A hilly area on the S coast of Sicily, ca. 10 km N of Gela. Because of its favorable position Manfria was inhabited continuously from the Early Bronze Age to the 5th c. A.D., and again in the 13th c. at the time of Frederick II. The prehistoric necropoleis with oven-shaped, rock-cut tombs were explored around 1900. In 1960 a new excavation on the slope under the present “houses of Manfria” brought to light a whole Early Bronze Age village with elliptical houses and numerous ovens and hearths. More recently, remains of Greek farms have been identified in several places. One of them, in the location called Mangiatoia, dates from the second half of the 4th c. B.C., and contained a large deposit of Sicilian black-glaze and red-figure vases in the style of the Manfria Painter. Under the farmhouse Greek material of the 7th and 6th c. B.C. was recovered, attributable to an earlier archaic settlement by Geloan colonists. According to numismatic evidence, the Greek farmhouses of Manfria were destroyed during the war between Agathokles and the Carthaginians in 310 B.C.
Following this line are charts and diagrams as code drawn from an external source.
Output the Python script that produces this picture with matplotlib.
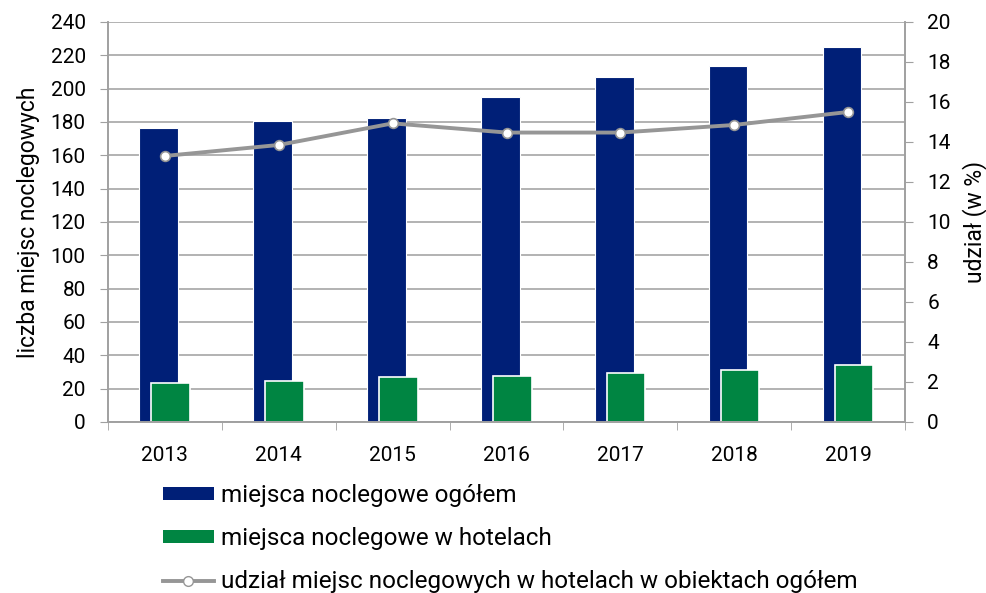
import matplotlib.pyplot as plt
import numpy as np
from matplotlib.lines import Line2D
from matplotlib.patches import Patch

plt.rcParams['font.family'] = ['Roboto', 'DejaVu Sans']

# data
years = ['2013', '2014', '2015', '2016', '2017', '2018', '2019']
total_beds = [176.5, 180.5, 182.6, 194.8, 207.0, 213.6, 224.8]
hotel_beds = [23.2, 24.4, 26.8, 27.8, 29.6, 31.2, 34.4]
share_pct = [13.3, 13.85, 14.93, 14.47, 14.47, 14.85, 15.5]

navy = '#001f77'
green = '#008542'
grey = '#969696'

fig = plt.figure(figsize=(9.86, 5.93), dpi=100)
ax = fig.add_axes([0.1095, 0.2884, 0.8085, 0.6746])
ax2 = ax.twinx()

x = np.arange(len(years))
w = 0.34
ax.bar(x - 0.055, total_beds, width=w, color=navy, edgecolor='white', linewidth=0.8, zorder=3)
ax.bar(x + 0.05, hotel_beds, width=w, color=green, edgecolor='white', linewidth=1.2, zorder=4)

ax2.plot(x, share_pct, color=grey, linewidth=2.8, marker='o', markersize=7,
         markerfacecolor='white', markeredgecolor=grey, markeredgewidth=1.2, zorder=5)

ax.set_xlim(-0.5, len(years) - 0.5)
ax.set_ylim(0, 240)
ax.set_yticks(np.arange(0, 241, 20))
ax2.set_ylim(0, 20)
ax2.set_yticks(np.arange(0, 21, 2))

ax.set_xticks(x)
ax.set_xticklabels(years)
ax.set_xticks(np.arange(-0.5, len(years), 1), minor=True)
ax.tick_params(axis='x', which='major', length=0, pad=17, labelsize=15)
ax.tick_params(axis='x', which='minor', length=6, color='#a0a0a0')
ax.tick_params(axis='y', length=6, color='#a0a0a0', labelsize=15, pad=10)
ax2.tick_params(axis='y', length=6, color='#a0a0a0', labelsize=15, pad=10)

ax.yaxis.grid(True, color='#a6a6a6', linewidth=1.2, zorder=0)
ax.set_axisbelow(True)

for a in (ax, ax2):
    a.spines['top'].set_visible(False)
    for s in ('left', 'right', 'bottom'):
        a.spines[s].set_color('#a0a0a0')
        a.spines[s].set_linewidth(1.2)
ax.spines['bottom'].set_zorder(6)

ax.set_ylabel('liczba miejsc noclegowych', fontsize=16.5, labelpad=8)
ax2.set_ylabel('udział (w %)', fontsize=16.5, labelpad=8)

handles = [
    Patch(facecolor=navy, edgecolor='none'),
    Patch(facecolor=green, edgecolor='none'),
    Line2D([0], [0], color=grey, linewidth=2.8, marker='o', markersize=7,
           markerfacecolor='white', markeredgecolor=grey),
]
labels = ['miejsca noclegowe ogółem', 'miejsca noclegowe w hotelach',
          'udział miejsc noclegowych w hotelach w obiektach ogółem']
fig.legend(handles, labels, loc='upper left', bbox_to_anchor=(0.165, 0.184),
           frameon=False, fontsize=17.5, handlelength=2.1, handleheight=0.45,
           handletextpad=0.3, labelspacing=0.83, borderaxespad=0, borderpad=0)

fig.savefig('out.png', dpi=100)
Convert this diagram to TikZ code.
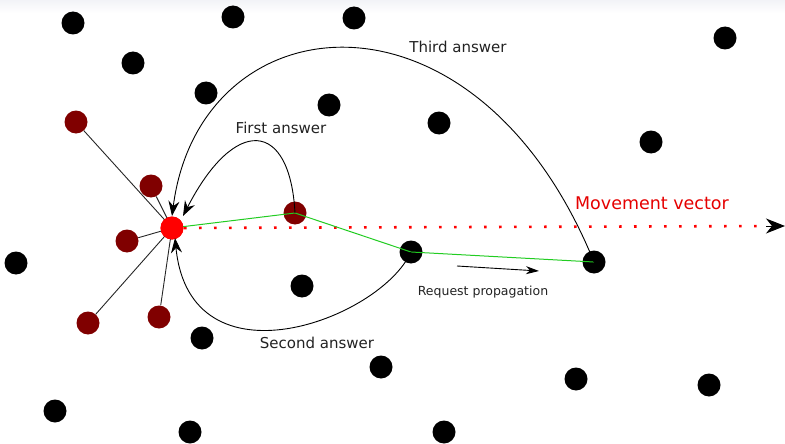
\documentclass[tikz,border=0pt]{standalone}
\usepackage{fontspec}
\setmainfont{DejaVu Sans}
\usetikzlibrary{arrows.meta,calc}
\definecolor{dred}{HTML}{800000}
\definecolor{bred}{HTML}{FF0000}
\definecolor{lgreen}{HTML}{22CC22}
\definecolor{txt}{HTML}{222222}
\definecolor{topgray}{HTML}{F2F3F7}
\begin{document}
\begin{tikzpicture}[x=1pt,y=-1pt,
  bn/.style={circle,fill=black,inner sep=0pt,minimum size=23pt},
  rn/.style={circle,fill=dred,inner sep=0pt,minimum size=23pt},
  cn/.style={circle,fill=bred,inner sep=0pt,minimum size=23pt},
  lbl/.style={text=txt,font=\fontsize{15}{17}\selectfont,inner sep=0pt},
  link/.style={draw=black!85,line width=0.9pt},
  ans/.style={draw=black,line width=0.9pt,-{Stealth[length=15pt,width=11pt,inset=5pt]}},
  prop/.style={draw=lgreen,line width=1pt}]
\useasboundingbox (0,0) rectangle (785,444);
\shade[top color=topgray,bottom color=white] (0,0) rectangle (785,13);
% black nodes
\foreach \n/\x/\y in {b1/73/23,b2/233/17,b3/354/18,b4/725/38,b5/133/63,b6/206/93,b7/329/105,b8/439/123,b9/651/142,b10/16/263,b11/302/286,b12/202/338,b13/381/367,b14/576/379,b15/709/385,b16/55/411,b17/190/432,b18/444/432}
  \node[bn] (\n) at (\x,\y) {};
% red neighbours
\node[rn] (r1) at (76,122) {};
\node[rn] (r2) at (151,186) {};
\node[rn] (r3) at (127,241) {};
\node[rn] (r4) at (88,323) {};
\node[rn] (r5) at (159,317) {};
% links to neighbours
\node[cn] (c) at (172,228) {};
\foreach \r in {r1,r2,r3,r4,r5} \draw[link] (c.center) -- (\r);
% movement vector
\coordinate (mv0) at (184,228);
\coordinate (mv1) at (785,226);
\coordinate (mv2) at (766,226);
\draw[bred,line width=2.6pt,dash pattern=on 2.6pt off 12.4pt,shorten >=20pt] (mv0) -- (mv1);
\draw[black,line width=1pt,-{Stealth[length=19pt,width=15pt,inset=6pt]}] (mv2) -- (mv1);
% path nodes
\node[rn] (p1) at (295,213) {};
\node[bn] (p2) at (411,252) {};
\node[bn] (p3) at (594,262) {};
\draw[prop] (c.center) -- (p1.center) -- (p2.center) -- (p3.center);
\node[cn] at (c) {};
% answers
\coordinate (t1) at (183,216);
\coordinate (t2) at (172,216);
\coordinate (t3) at (175,238);
\draw[ans] (p1.center) .. controls (290,120) and (235,115) .. (t1);
\draw[ans] (p3.center) .. controls (475,-30) and (200,0) .. (t2);
\draw[ans] (p2.center) .. controls (380,320) and (190,390) .. (t3);
% request propagation arrow
\coordinate (ra0) at (457,266);
\coordinate (ra1) at (539,271);
\draw[black,line width=0.9pt,-{Stealth[length=13pt,width=8pt,inset=4pt]}] (ra0) -- (ra1);
% labels
\node[lbl] (l1) at (281,128) {First answer};
\node[lbl] (l2) at (458,47) {Third answer};
\node[lbl] (l3) at (317,343) {Second answer};
\node[lbl,text=bred!90!black,font=\fontsize{17.5}{20}\selectfont] (l4) at (652,203) {Movement vector};
\node[lbl,font=\fontsize{12.5}{14}\selectfont] (l5) at (483,292) {Request propagation};
\end{tikzpicture}
\end{document}
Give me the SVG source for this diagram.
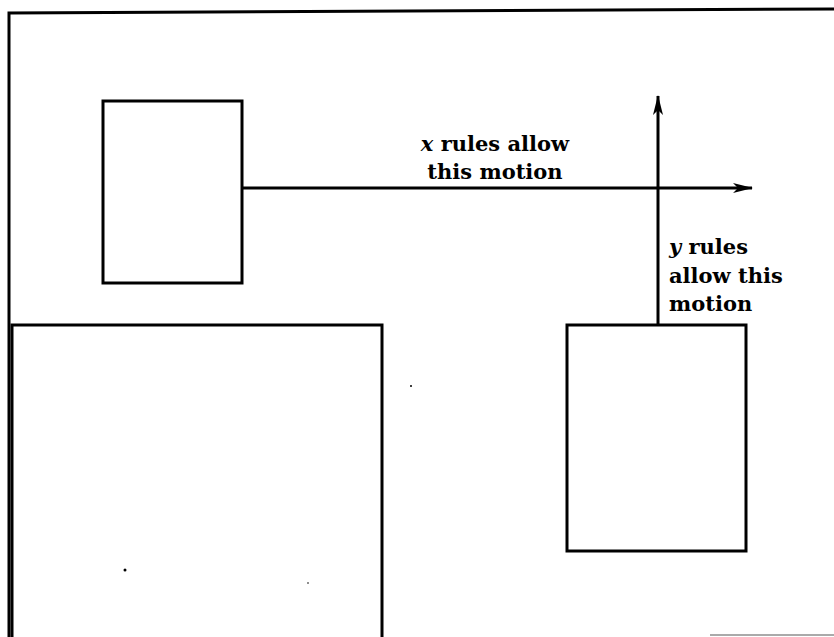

New farms were established in this area during the Roman Imperial period, in connection with a settlement in the valley of the torrent Comunelli, W of Manfria, where ruins emerge here and there in the area called Monumenti.

All the archaeological material found at Manfria during the recent excavations is in the Gela Museum.


BIBLIOGRAPHY

P. Orsi, BPI 27 (1901) 159ff; P. Orlandini, Kokalos 6 (1960) 26ff; id., Il villaggio preistorico di Manfria presso Gela (1962); D. Adamesteanu, NSc (1959) 290ff; (1960) 220; id., Kokalos 4 (1958) 59ff; id., “Vasi dipinti del IV secolo di fabbrica locale a Manfria,” Miscellanea G. Libertini (1958) 25ff; A. D. Trendall, The red-figured vases of Lucania, Campania, and Sicily (1967) 592ff.